The Power of Now
We are living through a time of enormous change and upheaval in a post-global world where boundaries are going up. Yet art and culture has become more transnational, moving through ever porous structures whether online, in the ethereum or simply through physical emigration.
Russian Art Focus was created four years ago with the aim of bringing Russian contemporary art and culture into the global mainstream. That mainstream has itself shifted, it is less concrete, there are more clusters of cultural activity now, diverse voices coming from unlikely peripheries, where once there was a more solid, hierarchic structure. Is it not anachronistic to propel our publication, like a lost asteroid, into this new cultural space as the art of just one nation?
During the Soviet times, Russian artists were physically cut off from what was happening at the other side of the iron curtain and were not written into art history. Today Russian artists are emigrating en masse to countries in Western Europe and the ex-Soviet Union creating pockets of activity.
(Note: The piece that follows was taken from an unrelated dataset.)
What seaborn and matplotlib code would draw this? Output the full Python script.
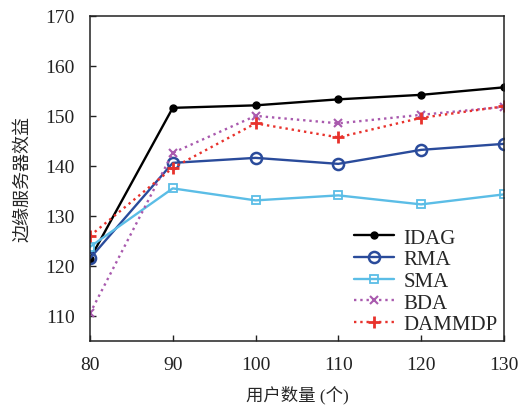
import numpy as np
import pandas as pd
import matplotlib
matplotlib.use('Agg')
import matplotlib.pyplot as plt
import seaborn as sns

# data
users = [80, 90, 100, 110, 120, 130]
idag = [121.4, 151.6, 152.1, 153.3, 154.2, 155.7]
rma = [121.5, 140.6, 141.6, 140.4, 143.2, 144.4]
sma = [123.8, 135.5, 133.1, 134.1, 132.3, 134.3]
bda = [110.5, 142.6, 150.0, 148.5, 150.2, 151.8]
dammdp = [126.0, 139.6, 148.5, 145.7, 149.6, 151.9]

series = ['IDAG', 'RMA', 'SMA', 'BDA', 'DAMMDP']
colors = {'IDAG': '#000000', 'RMA': '#2a4b9b', 'SMA': '#5bbde6',
          'BDA': '#a95aae', 'DAMMDP': '#e8322c'}

sns.set_theme(style='ticks')
plt.rcParams['font.family'] = ['Liberation Serif', 'Noto Sans CJK SC', 'DejaVu Sans']

df = pd.DataFrame({'users': users, 'IDAG': idag, 'RMA': rma, 'SMA': sma,
                   'BDA': bda, 'DAMMDP': dammdp})

fig = plt.figure(figsize=(5.2, 4.1), dpi=100)
ax = fig.add_axes([0.173, 0.166, 0.796, 0.793])

# per-series styles
styles = {
    'IDAG': dict(marker='o', markersize=5, linestyle='-', mfc=colors['IDAG']),
    'RMA': dict(marker='o', markersize=8, linestyle='-', mfc='none', mew=1.8),
    'SMA': dict(marker='s', markersize=6, linestyle='-', mfc='none', mew=1.3),
    'BDA': dict(marker='x', markersize=6, linestyle=':', mew=1.5),
    'DAMMDP': dict(marker='+', markersize=9, linestyle=':', mew=2),
}

for s in series:
    st = styles[s]
    sns.lineplot(data=df, x='users', y=s, ax=ax, color=colors[s], label=s,
                 linewidth=1.7, marker=st['marker'], markersize=st['markersize'],
                 linestyle=st['linestyle'], markerfacecolor=st.get('mfc', colors[s]),
                 markeredgecolor=colors[s], markeredgewidth=st.get('mew', 1))

ax.set_xlim(80, 130)
ax.set_ylim(105, 170)
ax.set_xticks(users)
ax.set_yticks(np.arange(110, 171, 10))
ax.tick_params(direction='in', length=4, width=1, pad=11, labelsize=14, colors='#222222')
for sp in ax.spines.values():
    sp.set_linewidth(1.1)
    sp.set_color('#222222')

ax.set_xlabel('用户数量 (个)', fontsize=12.5, labelpad=8)
ax.set_ylabel('边缘服务器效益', fontsize=13, labelpad=10)

leg = ax.legend(loc='lower right', frameon=False, fontsize=15, labelspacing=0.1,
                handlelength=1.9, handletextpad=0.45, borderaxespad=0.0,
                bbox_to_anchor=(1.005, -0.005))

fig.savefig('out.png', dpi=100)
And those remaining in Russia are grappling with their tough new socio-political realities, with a post-global understanding. How and what the cultural legacy of this generation will look like is a chapter that is still to be written, and one that we shall take part in writing.
So, as the world changes, our art publication is itself in flux. With the commitment to cover art news stories which reach beyond geographical and political borders, yet share common histories with Russia, comes the acknowledgement that we are not only writing about Russian art. Many of the articles over the past year have been about art from Georgia, Ukraine, Uzbekistan, and the Baltics among others and so we have decided to reflect a transnational approach in our name, to honour these national identities and their stories. And although Russian art remains central to our vision, ‘Art Focus Now’ will take us further in reflecting contemporary art practices on a broader scale.